** BEGIN Raw data **

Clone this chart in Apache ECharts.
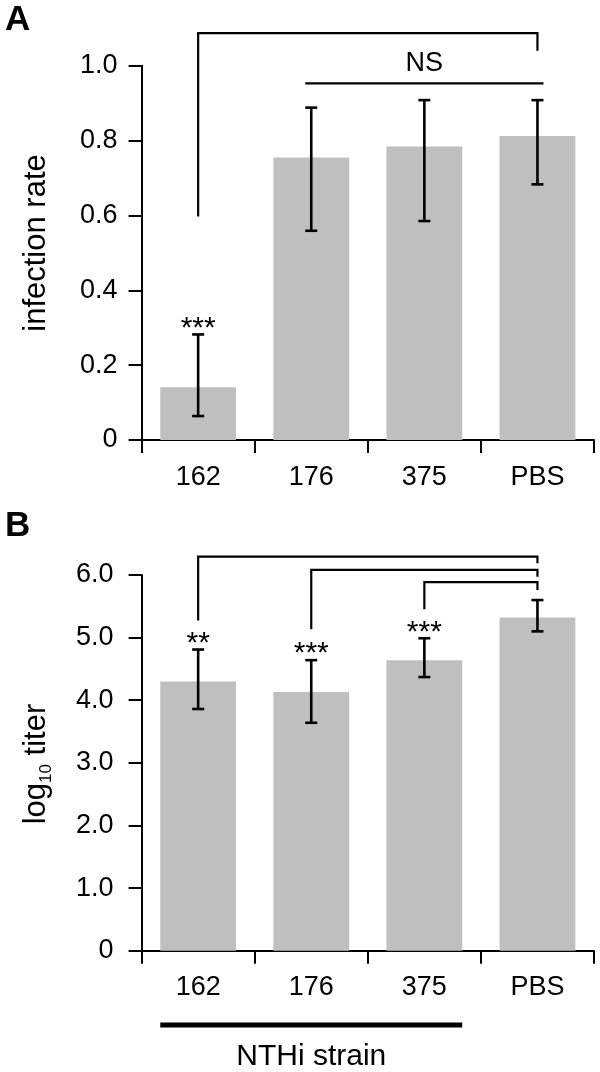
<!DOCTYPE html>
<html>
<head>
<meta charset="utf-8">
<script src="https://cdn.jsdelivr.net/npm/echarts@6/dist/echarts.min.js"></script>
<style>
html,body{margin:0;padding:0;background:#fff;}
#chart{width:600px;height:1072px;}
</style>
</head>
<body>
<div id="chart"></div>
<script>
// ---- data ----
const categories = ['162', '176', '375', 'PBS'];
// Panel A: infection rate
const rateA = [0.141, 0.755, 0.784, 0.812];
const rateAHigh = [0.282, 0.888, 0.908, 0.908];
const rateALow = [0.064, 0.559, 0.585, 0.683];
const starsA = ['***', '', '', ''];
// bracket: [fromCat, toCat, topValue, leftEndValue, rightEndValue]
const bracketsA = [[0, 3, 1.087, 0.597, 1.040]];
// NS line: [fromCat, toCat, lineValue, textValue]
const nsLineA = [[1, 3, 0.953, 1.006]];
// Panel B: log10 titer
const titerB = [4.30, 4.13, 4.64, 5.32];
const titerBHigh = [4.81, 4.64, 4.99, 5.60];
const titerBLow = [3.86, 3.64, 4.37, 5.10];
const starsB = ['**', '***', '***', ''];
const bracketsB = [
  [0, 3, 6.294, 5.272, 6.188],
  [1, 3, 6.081, 5.134, 5.974],
  [2, 3, 5.885, 5.454, 5.762]
];
// strain group bar under B: [fromCat, toCat, lineValue, labelValue]
const strainGroupB = [[0, 2, -1.187, -1.70]];

const FONT = 'Liberation Sans, Arial, sans-serif';
const TICK_FS = 27;
const STAR_FS = 30;
const BAR_W = 0.67;

function errorItem(params, api) {
  const i = api.value(0);
  const hi = api.coord([i, api.value(1)]);
  const lo = api.coord([i, api.value(2)]);
  const w = 6;
  const st = {stroke: '#000', lineWidth: 2.6};
  return {type: 'group', children: [
    {type: 'line', shape: {x1: hi[0], y1: hi[1], x2: lo[0], y2: lo[1]}, style: st},
    {type: 'line', shape: {x1: hi[0] - w, y1: hi[1], x2: hi[0] + w, y2: hi[1]}, style: st},
    {type: 'line', shape: {x1: lo[0] - w, y1: lo[1], x2: lo[0] + w, y2: lo[1]}, style: st}
  ]};
}
function bracketItem(params, api) {
  const a = api.value(0), b = api.value(1);
  const top = api.value(2), le = api.value(3), re = api.value(4);
  const p1 = api.coord([a, le]), p2 = api.coord([a, top]), p3 = api.coord([b, top]), p4 = api.coord([b, re]);
  return {type: 'polyline', shape: {points: [p1, p2, p3, p4]},
    style: {stroke: '#000', lineWidth: 2.2, fill: null}};
}
function nsItem(params, api) {
  const a = api.value(0), b = api.value(1), v = api.value(2), tv = api.value(3);
  const p1 = api.coord([a, v]), p2 = api.coord([b, v]);
  const pt = api.coord([(a + b) / 2, tv]);
  return {type: 'group', children: [
    {type: 'line', shape: {x1: p1[0] - 6, y1: p1[1], x2: p2[0] + 6, y2: p2[1]}, style: {stroke: '#000', lineWidth: 2.2}},
    {type: 'text', x: pt[0], y: pt[1], style: {text: 'NS', fill: '#000', font: TICK_FS + 'px ' + FONT, align: 'center', verticalAlign: 'middle'}}
  ]};
}
function groupItem(params, api) {
  const a = api.value(0), b = api.value(1), v = api.value(2), tv = api.value(3);
  const half = api.size([1, 0])[0] * BAR_W / 2;
  const p1 = api.coord([a, v]), p2 = api.coord([b, v]);
  const pt = api.coord([(a + b) / 2, tv]);
  return {type: 'group', children: [
    {type: 'line', shape: {x1: p1[0] - half, y1: p1[1], x2: p2[0] + half, y2: p2[1]}, style: {stroke: '#000', lineWidth: 5}},
    {type: 'text', x: pt[0], y: pt[1], style: {text: 'NTHi strain', fill: '#000', font: '30px ' + FONT, align: 'center', verticalAlign: 'middle'}}
  ]};
}

function xAxis(gi, margin) {
  return {
    type: 'category', gridIndex: gi, data: categories,
    axisLine: {lineStyle: {color: '#000', width: 2}},
    axisTick: {show: true, inside: false, length: 13, lineStyle: {color: '#000', width: 2}},
    axisLabel: {color: '#000', fontSize: TICK_FS, fontFamily: FONT, margin: margin},
    splitLine: {show: false}
  };
}
function yAxis(gi, max, interval, margin) {
  return {
    type: 'value', gridIndex: gi, min: 0, max: max, interval: interval,
    axisLine: {show: true, lineStyle: {color: '#000', width: 2}},
    axisTick: {show: true, inside: false, length: 13, lineStyle: {color: '#000', width: 2}},
    axisLabel: {color: '#000', fontSize: TICK_FS, fontFamily: FONT, margin: margin,
      formatter: v => (v === 0 ? '0' : v.toFixed(1))},
    splitLine: {show: false}
  };
}

function starSeries(xi, yi, stars, highs) {
  return {
    type: 'custom', xAxisIndex: xi, yAxisIndex: yi, z: 5, silent: true,
    data: categories.map((c, i) => [i, highs[i]]),
    renderItem: (params, api) => {
      const p = api.coord([api.value(0), api.value(1)]);
      return {type: 'text', x: p[0], y: p[1] - 6,
        style: {text: stars[params.dataIndex], fill: '#000', font: STAR_FS + 'px ' + FONT, align: 'center', verticalAlign: 'middle'}};
    }
  };
}

const chart = echarts.init(document.getElementById('chart'), null, {renderer: 'canvas'});
const errDataA = categories.map((c, i) => [i, rateAHigh[i], rateALow[i]]);
const errDataB = categories.map((c, i) => [i, titerBHigh[i], titerBLow[i]]);

chart.setOption({
  animation: false,
  backgroundColor: '#fff',
  grid: [
    {left: 141.6, right: 6, top: 65.7, bottom: 632},
    {left: 141.6, right: 6, top: 575, bottom: 121.3}
  ],
  xAxis: [xAxis(0, 24), xAxis(1, 23)],
  yAxis: [yAxis(0, 1.0, 0.2, 24), yAxis(1, 6.0, 1.0, 28)],
  graphic: [
    {type: 'text', x: 5, y: 20, style: {text: 'A', font: 'bold 35px ' + FONT, fill: '#000', align: 'left', verticalAlign: 'middle'}},
    {type: 'text', x: 5, y: 526, style: {text: 'B', font: 'bold 35px ' + FONT, fill: '#000', align: 'left', verticalAlign: 'middle'}},
    {type: 'text', x: 36, y: 243, rotation: Math.PI / 2,
      style: {text: 'infection rate', font: '31px ' + FONT, fill: '#000', align: 'center', verticalAlign: 'middle'}},
    {type: 'text', x: 36, y: 764, rotation: Math.PI / 2,
      style: {text: '{a|log}{b|10}{a| titer}', fill: '#000', align: 'center', verticalAlign: 'middle',
        rich: {
          a: {fontSize: 31, fontFamily: FONT, fill: '#000', lineHeight: 38},
          b: {fontSize: 17, fontFamily: FONT, fill: '#000', lineHeight: 17, verticalAlign: 'bottom'}
        }}}
  ],
  series: [
    {type: 'bar', xAxisIndex: 0, yAxisIndex: 0, data: rateA, barWidth: '67%',
      itemStyle: {color: '#bfbfbf'}, silent: true},
    {type: 'custom', xAxisIndex: 0, yAxisIndex: 0, z: 4, data: errDataA, renderItem: errorItem, silent: true},
    starSeries(0, 0, starsA, rateAHigh),
    {type: 'custom', xAxisIndex: 0, yAxisIndex: 0, z: 4, data: bracketsA, renderItem: bracketItem, silent: true},
    {type: 'custom', xAxisIndex: 0, yAxisIndex: 0, z: 4, data: nsLineA, renderItem: nsItem, silent: true},

    {type: 'bar', xAxisIndex: 1, yAxisIndex: 1, data: titerB, barWidth: '67%',
      itemStyle: {color: '#bfbfbf'}, silent: true},
    {type: 'custom', xAxisIndex: 1, yAxisIndex: 1, z: 4, data: errDataB, renderItem: errorItem, silent: true},
    starSeries(1, 1, starsB, titerBHigh),
    {type: 'custom', xAxisIndex: 1, yAxisIndex: 1, z: 4, data: bracketsB, renderItem: bracketItem, silent: true},
    {type: 'custom', xAxisIndex: 1, yAxisIndex: 1, z: 4, data: strainGroupB, renderItem: groupItem, silent: true}
  ]
});
</script>
</body>
</html>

** END Raw data **

Repeat only the lines from the beginning of the material through the line containing "const BAR_W = 0.67;", both ends kept, leaving pictures out.

• The output:
Clone this chart in Apache ECharts.
<!DOCTYPE html>
<html>
<head>
<meta charset="utf-8">
<script src="https://cdn.jsdelivr.net/npm/echarts@6/dist/echarts.min.js"></script>
<style>
html,body{margin:0;padding:0;background:#fff;}
#chart{width:600px;height:1072px;}
</style>
</head>
<body>
<div id="chart"></div>
<script>
// ---- data ----
const categories = ['162', '176', '375', 'PBS'];
// Panel A: infection rate
const rateA = [0.141, 0.755, 0.784, 0.812];
const rateAHigh = [0.282, 0.888, 0.908, 0.908];
const rateALow = [0.064, 0.559, 0.585, 0.683];
const starsA = ['***', '', '', ''];
// bracket: [fromCat, toCat, topValue, leftEndValue, rightEndValue]
const bracketsA = [[0, 3, 1.087, 0.597, 1.040]];
// NS line: [fromCat, toCat, lineValue, textValue]
const nsLineA = [[1, 3, 0.953, 1.006]];
// Panel B: log10 titer
const titerB = [4.30, 4.13, 4.64, 5.32];
const titerBHigh = [4.81, 4.64, 4.99, 5.60];
const titerBLow = [3.86, 3.64, 4.37, 5.10];
const starsB = ['**', '***', '***', ''];
const bracketsB = [
  [0, 3, 6.294, 5.272, 6.188],
  [1, 3, 6.081, 5.134, 5.974],
  [2, 3, 5.885, 5.454, 5.762]
];
// strain group bar under B: [fromCat, toCat, lineValue, labelValue]
const strainGroupB = [[0, 2, -1.187, -1.70]];

const FONT = 'Liberation Sans, Arial, sans-serif';
const TICK_FS = 27;
const STAR_FS = 30;
const BAR_W = 0.67;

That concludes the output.